Washington Monthly - Corporate-Proof the Care Economy
Industrial policy program manager Audrey Stienon argues that before increasing federal investment in child and elder care, measures should be taken to prevent large corporations from dominating these markets and compromising service quality for working-class families.
During the tense negotiations over his “Build Back Better” bill, President Joe Biden fought hard to include a $400 billion provision that would have dramatically lowered the cost of child care and expanded access to pre-kindergarten. He did not succeed, thanks to opposition from Senate Republicans and one key Democrat, Joe Manchin. But the effort signaled a new level of commitment among most Democrats to address what policy wonks often refer to as “the care economy.” During her campaign, Kamala Harris stressed her support not just for increasing public funding for child care but also for another urgent issue: the lack of affordable long-term care for the elderly and people with disabilities.

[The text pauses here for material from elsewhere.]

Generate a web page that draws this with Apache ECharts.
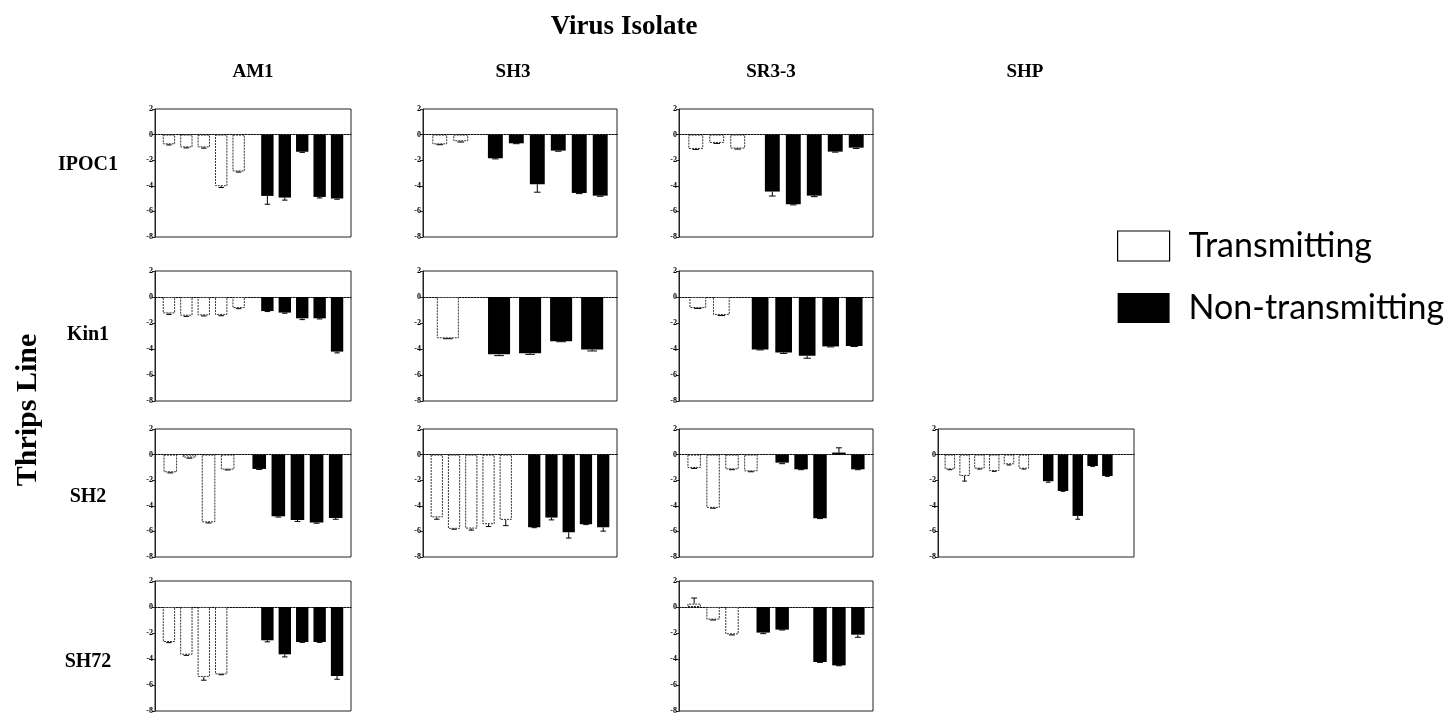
<!DOCTYPE html>
<html>
<head>
<meta charset="utf-8">
<script src="https://cdn.jsdelivr.net/npm/echarts@6/dist/echarts.min.js"></script>
<style>
html,body{margin:0;padding:0;background:#fff;}
#chart{width:1454px;height:717px;}
</style>
</head>
<body>
<div id="chart"></div>
<script>
// ---------- labels ----------
const chartTitle = 'Virus Isolate';
const rowAxisTitle = 'Thrips Line';
const virusIsolates = ['AM1', 'SH3', 'SR3-3', 'SHP'];
const thripsLines = ['IPOC1', 'Kin1', 'SH2', 'SH72'];
const legendNames = ['Transmitting', 'Non-transmitting'];
const yMin = -8, yMax = 2, yStep = 2;

// ---------- data (T = transmitting, N = non-transmitting, se = error) ----------
const AM1_IPOC1_T = [-0.76, -1.0, -1.0, -4.03, -2.88];
const AM1_IPOC1_Tse = [0.05, 0.04, 0.06, 0.1, 0.05];
const AM1_IPOC1_N = [-4.79, -4.92, -1.34, -4.87, -5.0];
const AM1_IPOC1_Nse = [0.65, 0.2, 0.05, 0.08, 0.05];

const SH3_IPOC1_T = [-0.76, -0.52];
const SH3_IPOC1_Tse = [0.03, 0.06];
const SH3_IPOC1_N = [-1.85, -0.68, -3.88, -1.25, -4.56, -4.77];
const SH3_IPOC1_Nse = [0.05, 0.03, 0.62, 0.05, 0.05, 0.05];

const SR3_IPOC1_T = [-1.12, -0.65, -1.09];
const SR3_IPOC1_Tse = [0.04, 0.04, 0.04];
const SR3_IPOC1_N = [-4.45, -5.44, -4.77, -1.33, -1.02];
const SR3_IPOC1_Nse = [0.35, 0.05, 0.08, 0.04, 0.06];

const AM1_Kin1_T = [-1.26, -1.44, -1.41, -1.38, -0.85];
const AM1_Kin1_Tse = [0.08, 0.05, 0.05, 0.06, 0.05];
const AM1_Kin1_N = [-1.08, -1.2, -1.64, -1.64, -4.2];
const AM1_Kin1_Nse = [0.04, 0.05, 0.1, 0.05, 0.1];

const SH3_Kin1_T = [-3.18];
const SH3_Kin1_Tse = [0.03];
const SH3_Kin1_N = [-4.41, -4.33, -3.41, -4.03];
const SH3_Kin1_Nse = [0.1, 0.08, 0.03, 0.12];

const SR3_Kin1_T = [-0.85, -1.38];
const SR3_Kin1_Tse = [0.03, 0.05];
const SR3_Kin1_N = [-4.03, -4.26, -4.51, -3.8, -3.77];
const SR3_Kin1_Nse = [0.04, 0.08, 0.2, 0.04, 0.04];

const AM1_SH2_T = [-1.38, -0.23, -5.29, -1.17];
const AM1_SH2_Tse = [0.05, 0.05, 0.05, 0.03];
const AM1_SH2_N = [-1.12, -4.82, -5.1, -5.31, -4.95];
const AM1_SH2_Nse = [0.04, 0.06, 0.12, 0.05, 0.1];

const SH3_SH2_T = [-4.9, -5.8, -5.78, -5.44, -5.1];
const SH3_SH2_Tse = [0.15, 0.03, 0.12, 0.18, 0.45];
const SH3_SH2_N = [-5.68, -4.92, -6.07, -5.44, -5.68];
const SH3_SH2_Nse = [0.03, 0.18, 0.45, 0.03, 0.3];

const SR3_SH2_T = [-1.05, -4.16, -1.15, -1.31];
const SR3_SH2_Tse = [0.03, 0.03, 0.03, 0.03];
const SR3_SH2_N = [-0.63, -1.15, -4.97, 0.16, -1.15];
const SR3_SH2_Nse = [0.08, 0.03, 0.03, 0.37, 0.03];

const SHP_SH2_T = [-1.15, -1.67, -1.1, -1.28, -0.76, -1.1];
const SHP_SH2_Tse = [0.03, 0.4, 0.03, 0.03, 0.05, 0.03];
const SHP_SH2_N = [-2.08, -2.84, -4.79, -0.89, -1.67, null];
const SHP_SH2_Nse = [0.08, 0.03, 0.26, 0.03, 0.03, null];

const AM1_SH72_T = [-2.69, -3.67, -5.38, -5.18, null];
const AM1_SH72_Tse = [0.05, 0.05, 0.25, 0.03, null];
const AM1_SH72_N = [-2.56, -3.64, -2.69, -2.69, -5.31];
const AM1_SH72_Nse = [0.12, 0.2, 0.03, 0.03, 0.25];

const SR3_SH72_T = [0.26, -0.97, -2.1];
const SR3_SH72_Tse = [0.43, 0.03, 0.05];
const SR3_SH72_N = [-1.97, -1.74, null, -4.23, -4.49, -2.13];
const SR3_SH72_Nse = [0.08, 0.03, null, 0.03, 0.03, 0.2];

// ---------- panel assignment (column = virus isolate, row = thrips line) ----------
const panels = [
  {c:0, r:0, T:AM1_IPOC1_T, Ts:AM1_IPOC1_Tse, N:AM1_IPOC1_N, Ns:AM1_IPOC1_Nse},
  {c:1, r:0, T:SH3_IPOC1_T, Ts:SH3_IPOC1_Tse, N:SH3_IPOC1_N, Ns:SH3_IPOC1_Nse},
  {c:2, r:0, T:SR3_IPOC1_T, Ts:SR3_IPOC1_Tse, N:SR3_IPOC1_N, Ns:SR3_IPOC1_Nse},
  {c:0, r:1, T:AM1_Kin1_T, Ts:AM1_Kin1_Tse, N:AM1_Kin1_N, Ns:AM1_Kin1_Nse},
  {c:1, r:1, T:SH3_Kin1_T, Ts:SH3_Kin1_Tse, N:SH3_Kin1_N, Ns:SH3_Kin1_Nse},
  {c:2, r:1, T:SR3_Kin1_T, Ts:SR3_Kin1_Tse, N:SR3_Kin1_N, Ns:SR3_Kin1_Nse},
  {c:0, r:2, T:AM1_SH2_T, Ts:AM1_SH2_Tse, N:AM1_SH2_N, Ns:AM1_SH2_Nse},
  {c:1, r:2, T:SH3_SH2_T, Ts:SH3_SH2_Tse, N:SH3_SH2_N, Ns:SH3_SH2_Nse},
  {c:2, r:2, T:SR3_SH2_T, Ts:SR3_SH2_Tse, N:SR3_SH2_N, Ns:SR3_SH2_Nse},
  {c:3, r:2, T:SHP_SH2_T, Ts:SHP_SH2_Tse, N:SHP_SH2_N, Ns:SHP_SH2_Nse},
  {c:0, r:3, T:AM1_SH72_T, Ts:AM1_SH72_Tse, N:AM1_SH72_N, Ns:AM1_SH72_Nse},
  {c:2, r:3, T:SR3_SH72_T, Ts:SR3_SH72_Tse, N:SR3_SH72_N, Ns:SR3_SH72_Nse}
];

// ---------- layout ----------
const colBox = [[155, 351], [423, 617], [679, 873], [938, 1134]];
const rowBox = [[109, 237], [271, 401], [429, 557], [581, 711]];
const colLabelX = [253, 513, 771, 1025];
const rowLabelY = [165, 335, 497, 662];
const EDGE = 0.8, GROUP_GAP = 1.65, BAR_FRAC = 0.71;
const serif = '"Liberation Serif", "Times New Roman", serif';
const ink = '#000';

const grids = [], xAxes = [], yAxes = [], series = [];

panels.forEach((p, gi) => {
  const [x0, x1] = colBox[p.c];
  const [y0, y1] = rowBox[p.r];
  const w = x1 - x0, h = y1 - y0;
  const nT = p.T.length;
  const tPos = p.T.map((_, i) => i);
  const nPos = p.N.map((_, j) => (nT - 1) + GROUP_GAP + j);
  const xmin = -EDGE, xmax = nPos[nPos.length - 1] + EDGE;
  const slotPx = w / (xmax - xmin);
  const bw = slotPx * BAR_FRAC;

  grids.push({left: x0, top: y0, width: w, height: h, show: true,
    borderColor: '#222', borderWidth: 1, backgroundColor: 'transparent'});
  xAxes.push({gridIndex: gi, type: 'value', min: xmin, max: xmax,
    axisLine: {show: true, onZero: true, lineStyle: {color: '#111', width: 1, type: [2, 1]}},
    axisTick: {show: false}, axisLabel: {show: false}, splitLine: {show: false}});
  yAxes.push({gridIndex: gi, type: 'value', min: yMin, max: yMax, interval: yStep,
    axisLine: {show: true, onZero: false, lineStyle: {color: '#222', width: 1}},
    axisTick: {show: true, length: 3, lineStyle: {color: '#222'}},
    axisLabel: {show: true, fontSize: 8, fontWeight: 'bold', fontFamily: serif, color: ink, margin: 2},
    splitLine: {show: false}});

  const pairs = (vals, pos) => vals.map((v, i) => v == null ? null : [pos[i], v]).filter(d => d);
  const errs = (vals, se, pos) => vals.map((v, i) => v == null ? null : [pos[i], v, se[i]]).filter(d => d);

  series.push({name: legendNames[0], type: 'bar', xAxisIndex: gi, yAxisIndex: gi,
    data: pairs(p.T, tPos), barWidth: bw, barGap: '-100%',
    itemStyle: {color: '#fff', borderColor: '#333', borderWidth: 1, borderType: [2, 1]}});
  series.push({name: legendNames[1], type: 'bar', xAxisIndex: gi, yAxisIndex: gi,
    data: pairs(p.N, nPos), barWidth: bw, barGap: '-100%',
    itemStyle: {color: '#000', borderColor: '#000', borderWidth: 0}});
  series.push({type: 'custom', xAxisIndex: gi, yAxisIndex: gi, z: 5, silent: true,
    data: errs(p.T, p.Ts, tPos).concat(errs(p.N, p.Ns, nPos)),
    encode: {x: 0, y: 1},
    renderItem: (params, api) => {
      const x = api.value(0), v = api.value(1), se = api.value(2);
      const dir = v < 0 ? -1 : 1;
      const a = api.coord([x, v]);
      const b = api.coord([x, v + dir * se]);
      const hw = bw * 0.22;
      const st = {stroke: '#000', lineWidth: 1};
      return {type: 'group', children: [
        {type: 'line', shape: {x1: a[0], y1: a[1], x2: b[0], y2: b[1]}, style: st},
        {type: 'line', shape: {x1: b[0] - hw, y1: b[1], x2: b[0] + hw, y2: b[1]}, style: st}
      ]};
    }});
});

// ---------- text ----------
const graphics = [];
graphics.push({type: 'text', x: 624, y: 27, style: {text: chartTitle, font: 'bold 27px ' + serif,
  fill: ink, textAlign: 'center', textVerticalAlign: 'middle'}});
virusIsolates.forEach((t, i) => graphics.push({type: 'text', x: colLabelX[i], y: 72,
  style: {text: t, font: 'bold 19px ' + serif, fill: ink, textAlign: 'center', textVerticalAlign: 'middle'}}));
thripsLines.forEach((t, i) => graphics.push({type: 'text', x: 88, y: rowLabelY[i],
  style: {text: t, font: 'bold 20px ' + serif, fill: ink, textAlign: 'center', textVerticalAlign: 'middle'}}));
graphics.push({type: 'text', x: 28, y: 410, rotation: Math.PI / 2,
  style: {text: rowAxisTitle, font: 'bold 30px ' + serif, fill: ink, textAlign: 'center', textVerticalAlign: 'middle'}});

const chart = echarts.init(document.getElementById('chart'), null, {renderer: 'canvas'});
chart.setOption({
  animation: false,
  backgroundColor: '#fff',
  grid: grids,
  xAxis: xAxes,
  yAxis: yAxes,
  series: series,
  graphic: graphics,
  legend: {
    orient: 'vertical', left: 1117, top: 229, padding: 0, icon: 'rect',
    itemWidth: 52, itemHeight: 30, itemGap: 28,
    selectedMode: false,
    data: [
      {name: legendNames[0], itemStyle: {color: '#fff', borderColor: '#000', borderWidth: 1.2, borderType: 'solid'}},
      {name: legendNames[1], itemStyle: {color: '#000', borderColor: '#000', borderWidth: 0}}
    ],
    textStyle: {fontFamily: 'Lato, "Open Sans", sans-serif', fontSize: 34, color: '#000', padding: [0, 0, 0, 14]}
  }
});
</script>
</body>
</html>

Though elements of the MAGA movement have advocated for more federal support for families with children, today it seems unlikely that the Trump administration will do much. Another federal push to fund the care economy is likely years away.
That delay, however, could be a blessing if those who are committed to helping families use the time wisely to address a growing problem with social service delivery: its capture by corporate interests. Experience has demonstrated that when the federal government steps in to provide more public support for different facets of the care economy, too often the unintended consequence is to attract new players to the sector who are motivated by greed. Examples include a vast corporate ecosystem of privately owned, publicly subsidized, and massively predatory providers that range from dental chains specializing in the overtreatment of children on Medicaid to abusive, monopolistic dialysis centers gorging on Medicare dollars.
Before more spigots of federal money get opened, advocates need to figure out how to corporate-proof the care economy. The way to do that is to focus their energies at the state and local levels. That’s not only where reform actions will be possible over the next four years—it’s also ground zero for the care economy itself. After all, child care facilities, hospitals, nursing homes, and most other health care providers operate almost exclusively in local or regional markets, and they have long been subject to regulation, and subsidy, by state and local governments.